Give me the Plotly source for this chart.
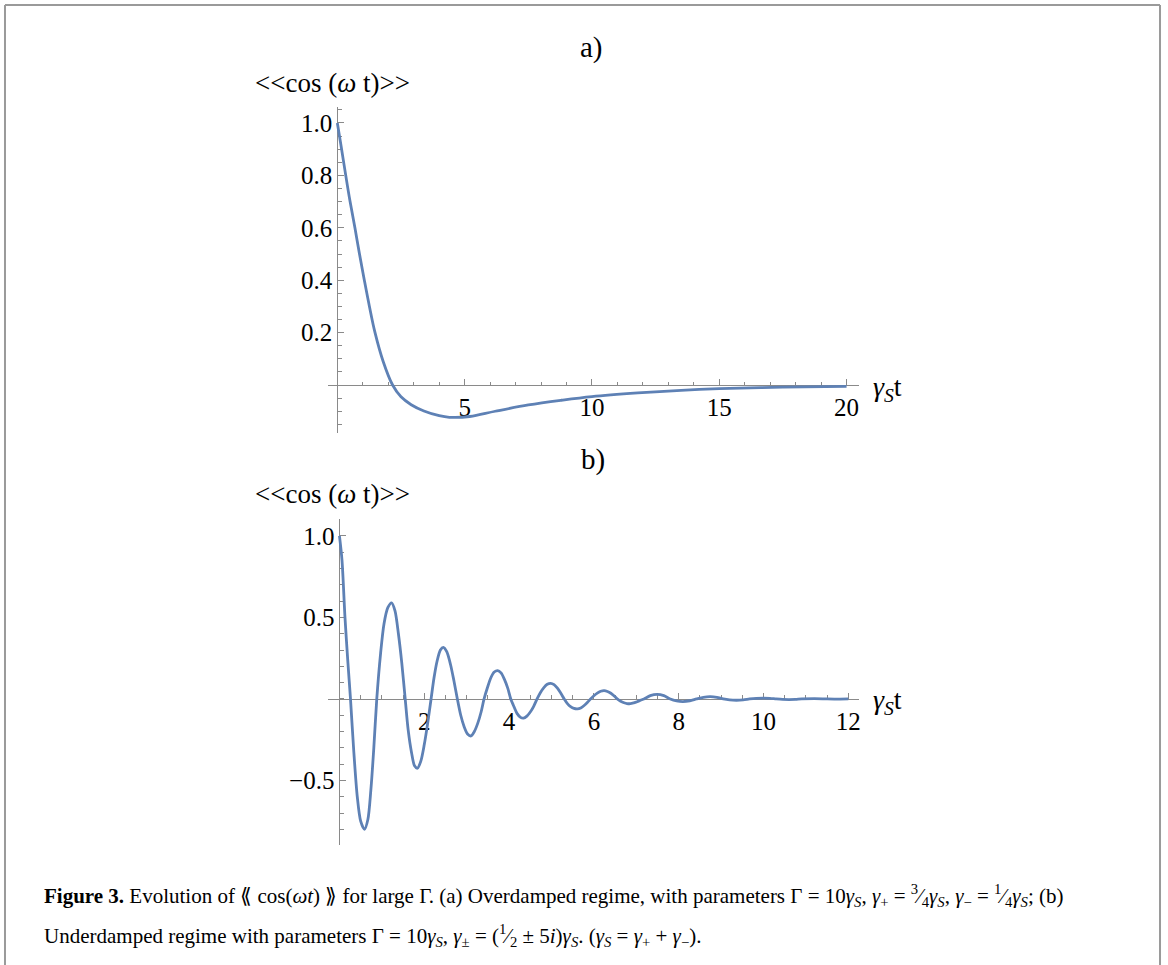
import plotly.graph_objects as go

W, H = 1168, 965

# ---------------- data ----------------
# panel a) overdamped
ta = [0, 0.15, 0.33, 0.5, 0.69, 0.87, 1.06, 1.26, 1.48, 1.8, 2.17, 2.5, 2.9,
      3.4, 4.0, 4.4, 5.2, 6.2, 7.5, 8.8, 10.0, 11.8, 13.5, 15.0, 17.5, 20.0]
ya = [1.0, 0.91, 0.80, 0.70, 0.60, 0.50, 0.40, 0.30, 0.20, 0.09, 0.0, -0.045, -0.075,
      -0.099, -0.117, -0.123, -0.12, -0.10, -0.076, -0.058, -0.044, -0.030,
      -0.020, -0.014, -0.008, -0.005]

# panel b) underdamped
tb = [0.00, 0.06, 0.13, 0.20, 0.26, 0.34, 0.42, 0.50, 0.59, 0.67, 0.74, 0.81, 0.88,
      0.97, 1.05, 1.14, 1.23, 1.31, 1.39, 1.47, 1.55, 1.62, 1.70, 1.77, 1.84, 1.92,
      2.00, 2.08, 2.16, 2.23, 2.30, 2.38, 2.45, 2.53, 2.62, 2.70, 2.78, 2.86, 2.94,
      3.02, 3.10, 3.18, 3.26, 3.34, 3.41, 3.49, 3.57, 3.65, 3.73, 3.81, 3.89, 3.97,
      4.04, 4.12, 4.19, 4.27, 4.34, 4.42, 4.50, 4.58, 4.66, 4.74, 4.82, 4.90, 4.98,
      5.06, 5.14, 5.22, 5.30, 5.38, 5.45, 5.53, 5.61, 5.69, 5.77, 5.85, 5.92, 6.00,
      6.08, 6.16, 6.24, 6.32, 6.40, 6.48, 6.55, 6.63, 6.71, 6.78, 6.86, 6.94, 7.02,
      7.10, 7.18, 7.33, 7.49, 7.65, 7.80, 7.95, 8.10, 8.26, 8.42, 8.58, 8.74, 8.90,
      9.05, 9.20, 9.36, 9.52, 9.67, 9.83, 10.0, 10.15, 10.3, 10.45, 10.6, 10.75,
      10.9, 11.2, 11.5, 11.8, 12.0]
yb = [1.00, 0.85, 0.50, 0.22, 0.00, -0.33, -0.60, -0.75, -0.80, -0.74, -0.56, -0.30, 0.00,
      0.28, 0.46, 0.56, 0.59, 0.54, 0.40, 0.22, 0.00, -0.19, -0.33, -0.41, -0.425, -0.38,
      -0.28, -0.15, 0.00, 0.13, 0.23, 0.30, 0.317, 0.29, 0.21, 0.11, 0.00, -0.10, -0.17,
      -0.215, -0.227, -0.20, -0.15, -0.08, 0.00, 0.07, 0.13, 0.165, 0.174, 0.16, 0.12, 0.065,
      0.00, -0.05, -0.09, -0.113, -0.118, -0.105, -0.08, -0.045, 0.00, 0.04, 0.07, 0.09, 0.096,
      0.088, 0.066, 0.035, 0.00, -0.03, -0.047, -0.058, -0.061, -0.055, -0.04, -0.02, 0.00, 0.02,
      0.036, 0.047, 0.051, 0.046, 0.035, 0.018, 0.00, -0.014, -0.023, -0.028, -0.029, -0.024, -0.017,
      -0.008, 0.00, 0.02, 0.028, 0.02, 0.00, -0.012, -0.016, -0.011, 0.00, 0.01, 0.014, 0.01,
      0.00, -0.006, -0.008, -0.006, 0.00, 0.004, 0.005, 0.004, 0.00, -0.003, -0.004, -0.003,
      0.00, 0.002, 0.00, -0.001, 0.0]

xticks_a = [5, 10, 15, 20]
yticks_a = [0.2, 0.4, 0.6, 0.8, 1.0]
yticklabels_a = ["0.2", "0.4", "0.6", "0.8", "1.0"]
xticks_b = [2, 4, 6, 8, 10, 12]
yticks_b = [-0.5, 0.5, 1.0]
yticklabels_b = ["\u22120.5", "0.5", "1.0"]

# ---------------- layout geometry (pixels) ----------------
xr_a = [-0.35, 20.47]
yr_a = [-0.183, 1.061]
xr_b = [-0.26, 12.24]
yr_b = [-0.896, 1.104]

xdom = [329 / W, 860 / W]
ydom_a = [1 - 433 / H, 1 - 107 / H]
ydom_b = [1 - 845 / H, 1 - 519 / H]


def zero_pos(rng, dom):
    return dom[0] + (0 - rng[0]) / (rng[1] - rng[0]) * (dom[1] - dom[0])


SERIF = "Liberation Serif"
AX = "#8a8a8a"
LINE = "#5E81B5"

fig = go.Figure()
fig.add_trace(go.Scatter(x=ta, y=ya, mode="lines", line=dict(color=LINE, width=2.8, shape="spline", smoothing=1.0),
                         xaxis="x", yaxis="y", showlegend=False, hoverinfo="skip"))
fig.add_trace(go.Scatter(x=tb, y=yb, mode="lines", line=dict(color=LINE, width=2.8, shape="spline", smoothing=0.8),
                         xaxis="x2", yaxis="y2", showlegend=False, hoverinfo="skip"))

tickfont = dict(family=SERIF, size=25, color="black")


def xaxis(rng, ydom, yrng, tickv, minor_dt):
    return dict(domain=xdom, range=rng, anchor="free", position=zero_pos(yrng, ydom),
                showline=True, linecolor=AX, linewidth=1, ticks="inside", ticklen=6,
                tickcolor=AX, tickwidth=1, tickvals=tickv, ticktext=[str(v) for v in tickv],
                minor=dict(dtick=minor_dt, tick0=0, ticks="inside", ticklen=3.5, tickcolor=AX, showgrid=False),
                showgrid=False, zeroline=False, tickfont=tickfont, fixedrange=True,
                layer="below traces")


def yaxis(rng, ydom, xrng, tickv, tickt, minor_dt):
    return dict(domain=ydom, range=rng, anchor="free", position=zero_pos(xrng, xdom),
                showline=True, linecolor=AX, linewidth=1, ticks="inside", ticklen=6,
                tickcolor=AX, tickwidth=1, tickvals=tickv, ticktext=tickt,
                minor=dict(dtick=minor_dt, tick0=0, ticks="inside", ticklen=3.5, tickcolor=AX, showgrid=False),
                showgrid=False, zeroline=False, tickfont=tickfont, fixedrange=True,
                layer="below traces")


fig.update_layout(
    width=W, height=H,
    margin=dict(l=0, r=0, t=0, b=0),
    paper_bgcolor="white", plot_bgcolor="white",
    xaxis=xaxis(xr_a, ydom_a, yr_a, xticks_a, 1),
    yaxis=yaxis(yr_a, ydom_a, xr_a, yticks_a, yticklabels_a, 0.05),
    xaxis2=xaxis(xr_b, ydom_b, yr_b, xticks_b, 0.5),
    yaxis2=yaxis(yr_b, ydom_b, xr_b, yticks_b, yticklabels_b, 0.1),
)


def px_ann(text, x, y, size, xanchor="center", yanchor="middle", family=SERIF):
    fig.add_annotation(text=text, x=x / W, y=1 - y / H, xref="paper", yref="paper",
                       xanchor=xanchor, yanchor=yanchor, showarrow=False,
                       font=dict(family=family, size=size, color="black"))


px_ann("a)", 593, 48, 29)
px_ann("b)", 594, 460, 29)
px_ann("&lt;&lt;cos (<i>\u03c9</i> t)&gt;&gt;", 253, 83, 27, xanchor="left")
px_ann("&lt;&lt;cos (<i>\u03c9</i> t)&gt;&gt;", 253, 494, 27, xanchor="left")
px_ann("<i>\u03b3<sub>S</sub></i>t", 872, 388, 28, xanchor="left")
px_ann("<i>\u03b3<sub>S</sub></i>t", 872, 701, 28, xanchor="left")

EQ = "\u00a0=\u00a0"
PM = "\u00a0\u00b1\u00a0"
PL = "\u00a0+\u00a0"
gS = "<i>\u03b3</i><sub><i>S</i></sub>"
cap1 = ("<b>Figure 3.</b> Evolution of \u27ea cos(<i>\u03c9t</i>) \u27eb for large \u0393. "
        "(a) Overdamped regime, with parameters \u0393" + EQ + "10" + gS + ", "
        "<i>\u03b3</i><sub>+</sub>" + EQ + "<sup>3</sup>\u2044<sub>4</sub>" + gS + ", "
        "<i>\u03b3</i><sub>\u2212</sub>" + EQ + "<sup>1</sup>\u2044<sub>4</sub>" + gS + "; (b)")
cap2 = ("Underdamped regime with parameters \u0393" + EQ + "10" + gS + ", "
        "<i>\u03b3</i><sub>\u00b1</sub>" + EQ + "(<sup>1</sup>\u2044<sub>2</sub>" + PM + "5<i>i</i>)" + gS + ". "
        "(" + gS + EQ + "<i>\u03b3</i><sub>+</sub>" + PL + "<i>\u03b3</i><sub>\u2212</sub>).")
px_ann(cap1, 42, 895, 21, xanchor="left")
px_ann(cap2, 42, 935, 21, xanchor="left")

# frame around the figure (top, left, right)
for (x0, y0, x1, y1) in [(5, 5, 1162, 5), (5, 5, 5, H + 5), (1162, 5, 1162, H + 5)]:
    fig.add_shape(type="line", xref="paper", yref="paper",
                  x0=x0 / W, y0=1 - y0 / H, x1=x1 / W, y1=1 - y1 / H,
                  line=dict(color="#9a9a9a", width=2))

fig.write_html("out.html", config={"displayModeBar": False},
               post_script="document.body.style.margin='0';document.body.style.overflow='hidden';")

◇ ◇ ◇ ◇

§ **PROBLEM REQUIREMENTS**
Leave out the pictures and restate, word for word, the lines from the top of the data through the line containing "W, H = 1168, 965", both included.

§ **ANSWER TO THE TASK**
Give me the Plotly source for this chart.
import plotly.graph_objects as go

W, H = 1168, 965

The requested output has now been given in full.